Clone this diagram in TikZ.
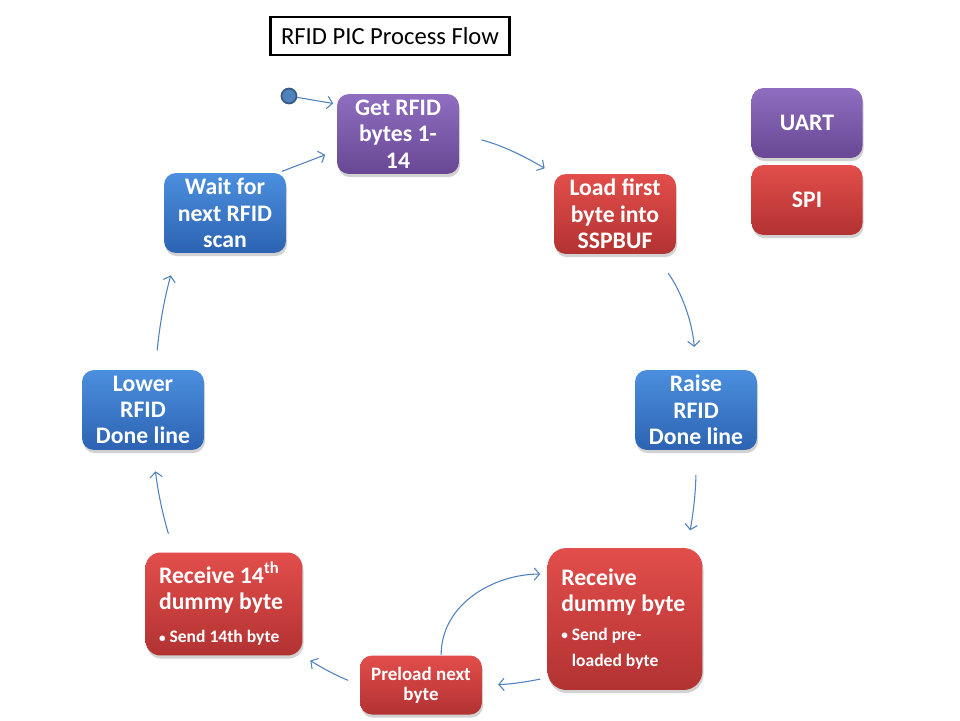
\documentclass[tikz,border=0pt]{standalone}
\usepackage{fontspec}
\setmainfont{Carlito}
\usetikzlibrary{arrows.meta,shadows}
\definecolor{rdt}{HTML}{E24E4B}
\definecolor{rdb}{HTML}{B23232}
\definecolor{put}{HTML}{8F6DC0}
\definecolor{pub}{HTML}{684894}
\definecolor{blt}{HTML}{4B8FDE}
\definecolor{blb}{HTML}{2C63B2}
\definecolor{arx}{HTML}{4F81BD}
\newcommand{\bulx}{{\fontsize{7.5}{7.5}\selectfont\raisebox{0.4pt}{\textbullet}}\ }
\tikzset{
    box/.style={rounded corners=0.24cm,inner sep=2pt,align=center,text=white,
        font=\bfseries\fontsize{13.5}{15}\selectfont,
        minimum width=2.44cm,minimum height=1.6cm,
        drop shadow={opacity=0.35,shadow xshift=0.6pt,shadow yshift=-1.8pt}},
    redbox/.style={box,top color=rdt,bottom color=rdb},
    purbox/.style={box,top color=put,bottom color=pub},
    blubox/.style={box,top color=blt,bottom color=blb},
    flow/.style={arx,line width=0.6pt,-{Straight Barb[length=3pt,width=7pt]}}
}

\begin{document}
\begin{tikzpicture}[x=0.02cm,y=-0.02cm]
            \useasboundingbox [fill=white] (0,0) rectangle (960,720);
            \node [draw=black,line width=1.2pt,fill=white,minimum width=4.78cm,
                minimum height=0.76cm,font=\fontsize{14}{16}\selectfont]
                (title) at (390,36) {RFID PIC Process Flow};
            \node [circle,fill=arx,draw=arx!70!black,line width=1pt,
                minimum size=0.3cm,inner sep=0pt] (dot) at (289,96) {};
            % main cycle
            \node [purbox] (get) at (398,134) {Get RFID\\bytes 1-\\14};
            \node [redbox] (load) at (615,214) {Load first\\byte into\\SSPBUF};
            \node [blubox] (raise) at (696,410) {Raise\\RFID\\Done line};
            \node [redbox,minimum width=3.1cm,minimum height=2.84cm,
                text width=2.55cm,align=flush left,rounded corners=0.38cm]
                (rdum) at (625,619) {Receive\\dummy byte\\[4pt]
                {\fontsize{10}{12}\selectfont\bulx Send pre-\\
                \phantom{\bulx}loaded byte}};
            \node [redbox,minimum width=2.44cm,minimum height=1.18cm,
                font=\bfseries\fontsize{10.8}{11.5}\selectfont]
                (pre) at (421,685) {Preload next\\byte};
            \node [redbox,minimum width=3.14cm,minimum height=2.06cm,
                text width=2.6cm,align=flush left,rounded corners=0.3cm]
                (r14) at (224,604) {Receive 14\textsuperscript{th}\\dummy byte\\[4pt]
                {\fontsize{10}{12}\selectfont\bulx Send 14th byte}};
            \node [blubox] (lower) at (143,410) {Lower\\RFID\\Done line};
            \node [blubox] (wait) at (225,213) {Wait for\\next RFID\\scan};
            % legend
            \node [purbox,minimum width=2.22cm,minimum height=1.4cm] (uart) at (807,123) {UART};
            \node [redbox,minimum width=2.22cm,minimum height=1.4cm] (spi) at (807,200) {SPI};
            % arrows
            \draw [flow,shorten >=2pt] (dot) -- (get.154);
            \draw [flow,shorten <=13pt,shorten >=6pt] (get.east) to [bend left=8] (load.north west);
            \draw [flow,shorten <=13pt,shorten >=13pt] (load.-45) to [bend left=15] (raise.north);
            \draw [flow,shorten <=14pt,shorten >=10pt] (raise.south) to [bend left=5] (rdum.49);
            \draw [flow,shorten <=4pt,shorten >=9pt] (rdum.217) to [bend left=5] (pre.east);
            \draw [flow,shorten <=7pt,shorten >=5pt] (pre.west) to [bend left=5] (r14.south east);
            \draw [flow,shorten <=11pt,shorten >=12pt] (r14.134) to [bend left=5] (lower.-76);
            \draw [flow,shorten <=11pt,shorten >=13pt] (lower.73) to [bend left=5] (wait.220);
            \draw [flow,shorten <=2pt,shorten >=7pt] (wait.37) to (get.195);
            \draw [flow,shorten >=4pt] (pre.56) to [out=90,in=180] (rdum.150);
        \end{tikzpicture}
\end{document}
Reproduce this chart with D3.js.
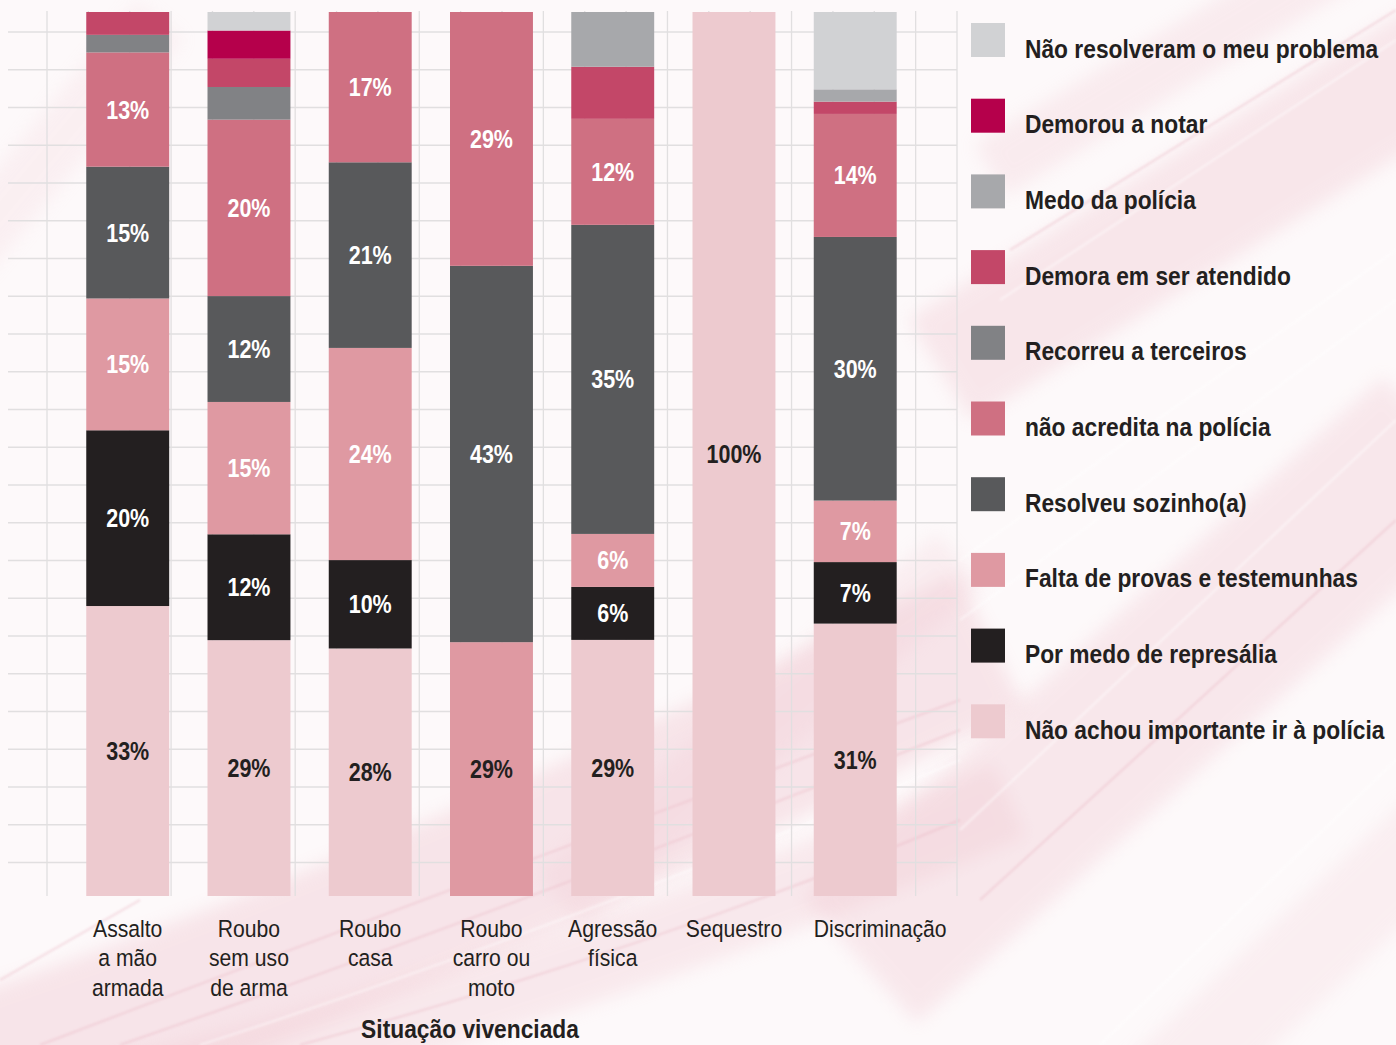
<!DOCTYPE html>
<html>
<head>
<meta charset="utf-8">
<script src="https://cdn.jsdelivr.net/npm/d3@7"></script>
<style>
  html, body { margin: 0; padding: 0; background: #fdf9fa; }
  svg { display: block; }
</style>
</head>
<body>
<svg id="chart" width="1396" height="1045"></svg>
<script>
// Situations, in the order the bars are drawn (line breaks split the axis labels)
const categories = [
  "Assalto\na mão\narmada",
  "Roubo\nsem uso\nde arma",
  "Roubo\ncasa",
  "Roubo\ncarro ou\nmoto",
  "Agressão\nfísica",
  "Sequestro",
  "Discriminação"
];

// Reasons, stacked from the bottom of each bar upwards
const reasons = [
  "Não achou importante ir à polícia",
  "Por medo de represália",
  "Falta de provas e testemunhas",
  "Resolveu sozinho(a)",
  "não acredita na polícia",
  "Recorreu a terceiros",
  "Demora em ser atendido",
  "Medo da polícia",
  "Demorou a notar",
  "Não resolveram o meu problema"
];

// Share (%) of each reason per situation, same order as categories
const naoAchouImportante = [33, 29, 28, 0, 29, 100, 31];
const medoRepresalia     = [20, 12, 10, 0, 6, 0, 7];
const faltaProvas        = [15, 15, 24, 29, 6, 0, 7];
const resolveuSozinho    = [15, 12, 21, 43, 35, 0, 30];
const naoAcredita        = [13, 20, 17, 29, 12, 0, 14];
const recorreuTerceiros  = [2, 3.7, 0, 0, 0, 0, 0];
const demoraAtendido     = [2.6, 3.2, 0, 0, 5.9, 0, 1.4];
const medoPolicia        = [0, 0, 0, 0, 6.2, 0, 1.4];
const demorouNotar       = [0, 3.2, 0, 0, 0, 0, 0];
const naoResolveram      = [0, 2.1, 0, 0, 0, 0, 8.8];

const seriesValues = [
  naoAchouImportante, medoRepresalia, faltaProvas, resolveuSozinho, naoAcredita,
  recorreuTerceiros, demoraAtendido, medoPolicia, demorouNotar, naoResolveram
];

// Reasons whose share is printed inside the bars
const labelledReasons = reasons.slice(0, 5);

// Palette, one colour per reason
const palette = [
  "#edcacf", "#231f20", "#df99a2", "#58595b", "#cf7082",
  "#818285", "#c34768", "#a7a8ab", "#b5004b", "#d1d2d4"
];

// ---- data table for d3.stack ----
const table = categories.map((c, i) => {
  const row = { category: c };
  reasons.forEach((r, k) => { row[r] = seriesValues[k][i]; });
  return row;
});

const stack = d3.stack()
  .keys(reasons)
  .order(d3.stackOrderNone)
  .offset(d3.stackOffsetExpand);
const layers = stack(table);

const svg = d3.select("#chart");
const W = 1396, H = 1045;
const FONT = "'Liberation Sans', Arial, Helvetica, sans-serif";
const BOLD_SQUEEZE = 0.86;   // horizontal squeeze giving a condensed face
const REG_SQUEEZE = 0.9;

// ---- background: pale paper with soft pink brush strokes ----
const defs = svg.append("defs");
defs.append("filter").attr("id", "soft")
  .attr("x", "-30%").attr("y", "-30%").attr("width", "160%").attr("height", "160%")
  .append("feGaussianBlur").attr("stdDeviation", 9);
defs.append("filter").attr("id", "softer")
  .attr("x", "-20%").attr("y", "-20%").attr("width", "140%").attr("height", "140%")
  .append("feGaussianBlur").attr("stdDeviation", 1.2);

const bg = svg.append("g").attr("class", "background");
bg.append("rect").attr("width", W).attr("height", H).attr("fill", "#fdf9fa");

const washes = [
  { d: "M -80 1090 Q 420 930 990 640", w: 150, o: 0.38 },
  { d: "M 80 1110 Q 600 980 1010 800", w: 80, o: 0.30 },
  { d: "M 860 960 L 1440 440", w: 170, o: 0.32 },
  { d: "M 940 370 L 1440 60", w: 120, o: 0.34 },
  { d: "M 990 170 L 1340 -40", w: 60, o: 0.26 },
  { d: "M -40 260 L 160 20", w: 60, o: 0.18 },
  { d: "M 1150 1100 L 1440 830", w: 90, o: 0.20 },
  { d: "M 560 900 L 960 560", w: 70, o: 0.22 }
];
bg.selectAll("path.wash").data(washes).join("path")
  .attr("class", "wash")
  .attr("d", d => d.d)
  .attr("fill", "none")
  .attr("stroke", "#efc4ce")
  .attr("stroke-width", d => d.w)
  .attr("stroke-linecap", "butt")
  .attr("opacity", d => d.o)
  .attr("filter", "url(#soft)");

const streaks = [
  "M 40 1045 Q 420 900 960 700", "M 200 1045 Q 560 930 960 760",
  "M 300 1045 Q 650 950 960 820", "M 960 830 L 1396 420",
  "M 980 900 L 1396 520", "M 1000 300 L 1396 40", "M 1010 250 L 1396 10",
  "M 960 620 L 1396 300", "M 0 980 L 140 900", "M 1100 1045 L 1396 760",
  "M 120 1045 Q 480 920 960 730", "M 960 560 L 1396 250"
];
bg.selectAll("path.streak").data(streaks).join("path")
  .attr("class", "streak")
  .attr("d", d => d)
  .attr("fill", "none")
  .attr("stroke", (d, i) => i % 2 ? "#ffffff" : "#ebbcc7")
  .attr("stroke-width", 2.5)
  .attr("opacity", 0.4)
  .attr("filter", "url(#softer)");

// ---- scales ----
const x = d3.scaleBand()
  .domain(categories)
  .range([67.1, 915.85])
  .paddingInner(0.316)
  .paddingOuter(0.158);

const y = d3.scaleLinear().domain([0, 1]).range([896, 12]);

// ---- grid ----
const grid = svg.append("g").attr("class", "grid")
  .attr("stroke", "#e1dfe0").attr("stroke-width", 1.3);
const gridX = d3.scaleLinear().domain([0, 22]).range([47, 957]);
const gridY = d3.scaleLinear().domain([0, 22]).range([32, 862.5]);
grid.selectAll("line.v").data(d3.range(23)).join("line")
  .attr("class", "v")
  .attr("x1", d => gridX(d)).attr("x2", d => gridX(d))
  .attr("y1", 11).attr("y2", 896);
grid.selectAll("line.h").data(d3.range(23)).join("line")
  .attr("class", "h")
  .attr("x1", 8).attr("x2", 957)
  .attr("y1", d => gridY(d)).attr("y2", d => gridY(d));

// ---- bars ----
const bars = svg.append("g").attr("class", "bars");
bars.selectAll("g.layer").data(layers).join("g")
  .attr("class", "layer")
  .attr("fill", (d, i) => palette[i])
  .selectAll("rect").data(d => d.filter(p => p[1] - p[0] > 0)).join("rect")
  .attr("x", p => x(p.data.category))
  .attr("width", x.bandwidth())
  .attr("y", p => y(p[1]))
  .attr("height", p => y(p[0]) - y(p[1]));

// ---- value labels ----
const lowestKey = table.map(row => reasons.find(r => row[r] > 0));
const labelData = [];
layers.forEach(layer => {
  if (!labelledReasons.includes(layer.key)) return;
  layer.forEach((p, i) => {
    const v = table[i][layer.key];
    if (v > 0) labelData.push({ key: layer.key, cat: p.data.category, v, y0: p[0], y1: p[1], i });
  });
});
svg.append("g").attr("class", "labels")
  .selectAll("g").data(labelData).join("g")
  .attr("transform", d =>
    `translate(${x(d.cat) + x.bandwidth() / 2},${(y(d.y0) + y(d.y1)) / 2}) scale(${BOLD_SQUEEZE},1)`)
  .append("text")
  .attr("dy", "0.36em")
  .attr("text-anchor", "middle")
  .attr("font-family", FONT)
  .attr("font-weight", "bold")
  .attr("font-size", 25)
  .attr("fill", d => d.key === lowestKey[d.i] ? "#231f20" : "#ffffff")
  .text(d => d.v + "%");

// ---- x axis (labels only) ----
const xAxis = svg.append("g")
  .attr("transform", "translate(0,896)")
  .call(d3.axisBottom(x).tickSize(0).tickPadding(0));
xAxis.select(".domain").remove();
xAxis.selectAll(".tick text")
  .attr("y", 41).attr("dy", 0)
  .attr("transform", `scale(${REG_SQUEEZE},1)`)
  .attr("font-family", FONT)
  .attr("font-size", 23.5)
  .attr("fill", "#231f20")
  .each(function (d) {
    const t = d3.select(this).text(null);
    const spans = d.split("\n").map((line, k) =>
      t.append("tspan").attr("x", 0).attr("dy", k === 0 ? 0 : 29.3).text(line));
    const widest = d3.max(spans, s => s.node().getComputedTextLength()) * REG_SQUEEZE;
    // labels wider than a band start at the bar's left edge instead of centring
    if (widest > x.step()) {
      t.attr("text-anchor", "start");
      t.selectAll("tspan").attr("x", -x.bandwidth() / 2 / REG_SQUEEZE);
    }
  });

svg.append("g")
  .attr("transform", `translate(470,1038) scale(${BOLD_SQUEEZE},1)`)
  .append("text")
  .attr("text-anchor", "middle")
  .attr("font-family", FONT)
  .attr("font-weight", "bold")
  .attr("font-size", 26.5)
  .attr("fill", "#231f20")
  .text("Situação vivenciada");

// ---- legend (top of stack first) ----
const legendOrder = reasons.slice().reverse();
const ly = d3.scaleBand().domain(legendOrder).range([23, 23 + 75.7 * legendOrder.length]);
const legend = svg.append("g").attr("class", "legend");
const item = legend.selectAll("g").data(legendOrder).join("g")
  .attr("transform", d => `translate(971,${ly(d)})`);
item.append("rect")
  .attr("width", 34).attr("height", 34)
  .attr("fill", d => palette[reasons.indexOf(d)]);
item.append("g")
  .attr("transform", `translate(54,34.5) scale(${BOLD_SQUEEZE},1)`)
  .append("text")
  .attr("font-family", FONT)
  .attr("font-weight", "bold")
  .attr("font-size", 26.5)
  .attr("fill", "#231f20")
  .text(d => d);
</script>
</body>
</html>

━━━━━━━━━━━━━━━━

> INSTRUCTIONS FOR THE TASK: In the listing, find all lines with the string "this" and copy them.

> COMPLETED EXERCISE:
Clone this diagram in TikZ.
Reproduce this chart with D3.js.
    const t = d3.select(this).text(null);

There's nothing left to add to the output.